The country has comparative labor cost advantages to attract labor-intensive manufacturing and the government has been aggressive in courting foreign direct investment (FDI) in manufacturing by providing tax incentives and improving infrastructure. Vietnam also has diversified export exposure, with the EU and the US as its largest partners. Export growth to China and South Korea are also strong.
Vietnam has signed a FTA with South Korea and been working on a comprehensive agreement with both the US and the EU through the Trans Pacific Partnership (TPP) and the EU Free Trade Agreement (EU FTA).

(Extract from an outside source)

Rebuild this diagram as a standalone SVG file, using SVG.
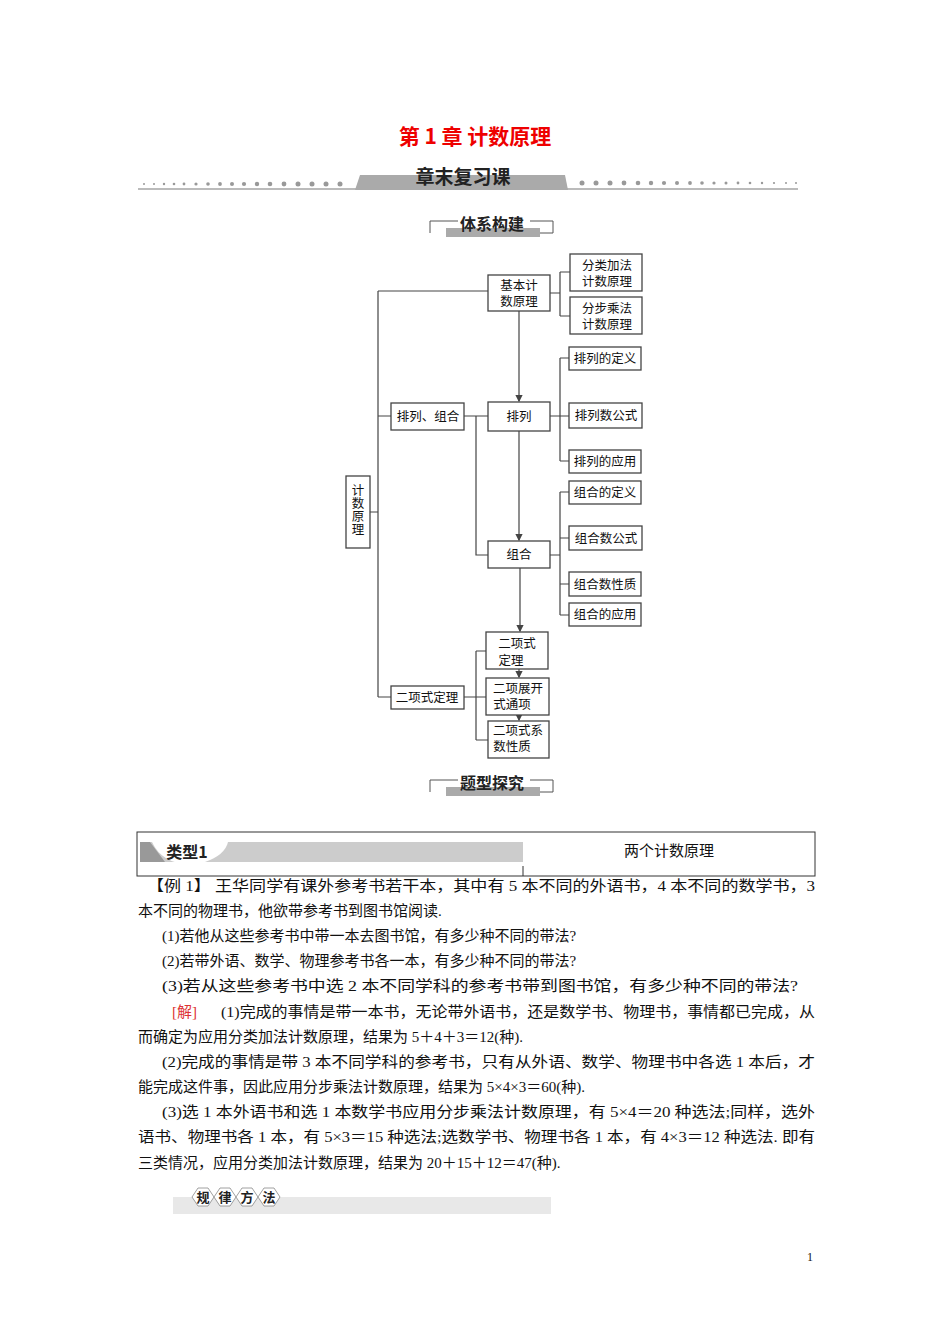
<svg xmlns="http://www.w3.org/2000/svg" width="950" height="1344" viewBox="0 0 950 1344">
<style>
.b{fill:#fff;stroke:#444;stroke-width:1.3}
.t{font-family:"Liberation Serif","Noto Sans CJK SC",serif;font-size:12.5px;fill:#111;text-anchor:middle}
.c{stroke:#444;stroke-width:1.2;fill:none}
.p{font-family:"Liberation Serif","Noto Sans CJK SC",serif;font-size:15px;fill:#111}
.h{font-family:"Noto Sans CJK SC",sans-serif;font-weight:bold;fill:#222;text-anchor:middle}
</style>
<defs><marker id="a" markerWidth="6" markerHeight="6" refX="5" refY="3" orient="auto"><path d="M0,0L6,3L0,6z" fill="#444"/></marker></defs>
<rect width="950" height="1344" fill="#fff"/>
<text x="475" y="144" font-family="Noto Sans CJK SC,sans-serif" font-size="21" font-weight="bold" fill="#e00" text-anchor="middle">第 1 章  计数原理</text>
<line x1="138" y1="189" x2="798" y2="189" stroke="#bbb" stroke-width="2"/>
<g fill="#999">
<circle cx="144" cy="184" r="1"/><circle cx="154" cy="184" r="1"/><circle cx="164" cy="184" r="1.2"/><circle cx="174" cy="184" r="1.3"/><circle cx="184" cy="184" r="1.4"/><circle cx="196" cy="184" r="1.6"/><circle cx="208" cy="184" r="1.8"/><circle cx="220" cy="184" r="1.9"/><circle cx="232" cy="184" r="2"/><circle cx="244" cy="184" r="2.1"/><circle cx="257" cy="184" r="2.2"/><circle cx="270" cy="184" r="2.3"/><circle cx="284" cy="184" r="2.4"/><circle cx="298" cy="184" r="2.5"/><circle cx="312" cy="184" r="2.5"/><circle cx="326" cy="184" r="2.5"/><circle cx="340" cy="184" r="2.5"/>
<circle cx="582" cy="183" r="2.5"/><circle cx="596" cy="183" r="2.5"/><circle cx="610" cy="183" r="2.5"/><circle cx="624" cy="183" r="2.4"/><circle cx="638" cy="183" r="2.3"/><circle cx="651" cy="183" r="2.2"/><circle cx="664" cy="183" r="2.1"/><circle cx="677" cy="183" r="2"/><circle cx="690" cy="183" r="1.9"/><circle cx="702" cy="183" r="1.8"/><circle cx="714" cy="183" r="1.6"/><circle cx="726" cy="183" r="1.5"/><circle cx="738" cy="183" r="1.4"/><circle cx="750" cy="183" r="1.3"/><circle cx="762" cy="183" r="1.2"/><circle cx="774" cy="183" r="1.1"/><circle cx="786" cy="183" r="1"/><circle cx="796" cy="183" r="1"/>
</g>
<path d="M355,190L360,175L565,175L568,190z" fill="#aaa"/>
<text x="463" y="184" class="h" font-size="19">章末复习课</text>
<g>
<path d="M430,233V221H458M530,221H553V233H530" fill="none" stroke="#555"/>
<rect x="446" y="228" width="94" height="9" fill="#aaa"/>
<text x="492" y="230" class="h" font-size="16">体系构建</text>
</g>
<g>
<path d="M430,792V780H458M530,780H553V792H530" fill="none" stroke="#555"/>
<rect x="446" y="787" width="94" height="9" fill="#aaa"/>
<text x="492" y="789" class="h" font-size="16">题型探究</text>
</g>
<g id="connectors">
<path class="c" d="M370,512H378M378,291V697M378,291H488M378,416H391M378,697H391"/>
<path class="c" d="M550,293H560M560,272V316M560,272H570M560,316H570"/>
<path class="c" d="M464,416H488M476,416V555H488"/>
<path class="c" d="M550,416H569M560,358V461M560,358H569M560,461H569"/>
<path class="c" d="M550,555H560M560,492V615M560,492H569M560,538H569M560,584H569M560,615H569"/>
<path class="c" d="M464,697H486M476,651V740M476,651H486M476,740H488"/>
<path class="c" d="M519,311V401" marker-end="url(#a)"/>
<path class="c" d="M519,431V540" marker-end="url(#a)"/>
<path class="c" d="M520,568V631" marker-end="url(#a)"/>
<path class="c" d="M519,669V677" marker-end="url(#a)"/>
<path class="c" d="M519,715V720" marker-end="url(#a)"/>
</g>
<g id="n1"><rect class="b" x="488" y="275" width="62" height="36"/><text class="t" x="519" y="290">基本计</text><text class="t" x="519" y="306">数原理</text></g>
<g id="n2"><rect class="b" x="570" y="254" width="72" height="37"/><text class="t" x="607" y="270">分类加法</text><text class="t" x="607" y="286">计数原理</text></g>
<g id="n3"><rect class="b" x="570" y="297" width="72" height="37"/><text class="t" x="607" y="313">分步乘法</text><text class="t" x="607" y="329">计数原理</text></g>
<g id="n4"><rect class="b" x="569" y="347" width="72" height="23"/><text class="t" x="605" y="363">排列的定义</text></g>
<g id="n5"><rect class="b" x="391" y="403" width="73" height="27"/><text class="t" x="428" y="421">排列、组合</text></g>
<g id="n6"><rect class="b" x="488" y="402" width="62" height="29"/><text class="t" x="519" y="421">排列</text></g>
<g id="n7"><rect class="b" x="569" y="403" width="73" height="25"/><text class="t" x="606" y="420">排列数公式</text></g>
<g id="n8"><rect class="b" x="569" y="450" width="72" height="23"/><text class="t" x="605" y="466">排列的应用</text></g>
<g id="n9"><rect class="b" x="346" y="476" width="24" height="72"/><text class="t" x="358" y="495">计</text><text class="t" x="358" y="508">数</text><text class="t" x="358" y="521">原</text><text class="t" x="358" y="534">理</text></g>
<g id="n10"><rect class="b" x="569" y="481" width="72" height="23"/><text class="t" x="605" y="497">组合的定义</text></g>
<g id="n11"><rect class="b" x="488" y="541" width="62" height="27"/><text class="t" x="519" y="559">组合</text></g>
<g id="n12"><rect class="b" x="569" y="526" width="73" height="24"/><text class="t" x="606" y="543">组合数公式</text></g>
<g id="n13"><rect class="b" x="569" y="572" width="72" height="24"/><text class="t" x="605" y="589">组合数性质</text></g>
<g id="n14"><rect class="b" x="569" y="603" width="72" height="23"/><text class="t" x="605" y="619">组合的应用</text></g>
<g id="n15"><rect class="b" x="486" y="632" width="62" height="37"/><text class="t" x="517" y="648">二项式</text><text class="t" x="511" y="665">定理</text></g>
<g id="n16"><rect class="b" x="486" y="678" width="63" height="37"/><text class="t" x="518" y="693">二项展开</text><text class="t" x="512" y="709">式通项</text></g>
<g id="n17"><rect class="b" x="488" y="721" width="61" height="37"/><text class="t" x="518" y="735">二项式系</text><text class="t" x="512" y="751">数性质</text></g>
<g id="n18"><rect class="b" x="391" y="686" width="73" height="23"/><text class="t" x="427" y="702">二项式定理</text></g>
<g>
<rect x="137" y="832" width="678" height="44" fill="none" stroke="#333"/>
<path d="M140,842H523V862H140z" fill="#ccc"/>
<path d="M140,842H150L165,862H140z" fill="#999"/>
<path d="M152,842Q165,870 205,862Q225,855 228,842z" fill="#fff"/>
<line x1="523" y1="866" x2="523" y2="876" stroke="#333"/>
<text x="187" y="858" font-family="Noto Sans CJK SC,sans-serif" font-size="16" font-weight="bold" fill="#222" text-anchor="middle">类型1</text>
<text x="669" y="856" class="p" text-anchor="middle">两个计数原理</text>
</g>
<g class="p">
<text x="147" y="891" textLength="668" lengthAdjust="spacingAndGlyphs">【例 1】  王华同学有课外参考书若干本，其中有 5 本不同的外语书，4 本不同的数学书，3</text>
<text x="138" y="916">本不同的物理书，他欲带参考书到图书馆阅读.</text>
<text x="162" y="941">(1)若他从这些参考书中带一本去图书馆，有多少种不同的带法?</text>
<text x="162" y="966">(2)若带外语、数学、物理参考书各一本，有多少种不同的带法?</text>
<text x="162" y="991" textLength="636" lengthAdjust="spacingAndGlyphs">(3)若从这些参考书中选 2 本不同学科的参考书带到图书馆，有多少种不同的带法?</text>
<text x="172" y="1017" fill="#d33">[解]</text>
<text x="221" y="1017" textLength="594" lengthAdjust="spacingAndGlyphs">(1)完成的事情是带一本书，无论带外语书，还是数学书、物理书，事情都已完成，从</text>
<text x="138" y="1042">而确定为应用分类加法计数原理，结果为 5＋4＋3＝12(种).</text>
<text x="162" y="1067" textLength="653" lengthAdjust="spacingAndGlyphs">(2)完成的事情是带 3 本不同学科的参考书，只有从外语、数学、物理书中各选 1 本后，才</text>
<text x="138" y="1092">能完成这件事，因此应用分步乘法计数原理，结果为 5×4×3＝60(种).</text>
<text x="162" y="1117" textLength="653" lengthAdjust="spacingAndGlyphs">(3)选 1 本外语书和选 1 本数学书应用分步乘法计数原理，有 5×4＝20 种选法;同样，选外</text>
<text x="138" y="1142" textLength="677" lengthAdjust="spacingAndGlyphs">语书、物理书各 1 本，有 5×3＝15 种选法;选数学书、物理书各 1 本，有 4×3＝12 种选法. 即有</text>
<text x="138" y="1168">三类情况，应用分类加法计数原理，结果为 20＋15＋12＝47(种).</text>
</g>
<g>
<rect x="173" y="1197" width="378" height="17" fill="#e8e8e8"/>
<g fill="#fff" stroke="#888" stroke-width="0.8">
<path d="M192,1197l6,-9h10l6,9l-6,9h-10z"/><path d="M214,1197l6,-9h10l6,9l-6,9h-10z"/><path d="M236,1197l6,-9h10l6,9l-6,9h-10z"/><path d="M258,1197l6,-9h10l6,9l-6,9h-10z"/>
</g>
<g font-family="Noto Sans CJK SC,sans-serif" font-size="13" font-weight="bold" fill="#222" text-anchor="middle">
<text x="203" y="1202">规</text><text x="225" y="1202">律</text><text x="247" y="1202">方</text><text x="269" y="1202">法</text>
</g>
</g>
<text x="810" y="1261" font-family="Liberation Serif,serif" font-size="12" fill="#111" text-anchor="middle">1</text>
</svg>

In 2014 its market share rose to 0.8 per cent of total global trade, from 0.7 per cent in 2013. The July Production Managers’ Index (PMI) rose to 52.6 from 52.2 in June.
Even domestic demand is on the mend, and HSBC said that the biggest risks to Vietnam will be domestic-oriented rather than externally driven. “Comparative labor advantages and limited exposure to portfolio investment limit the impact of slowing external demand and the unpredictable nature of capital flows,” the bank stated.
However, two domestic developments are worth highlighting. The first is a widening fiscal deficit, with the Ministry of Finance (MoF) recently trying to tap into the foreign reserves of the aState Bank of Vietnam (SBV). The second is the continued crowding out by State-owned sector investment over the more efficient private sector.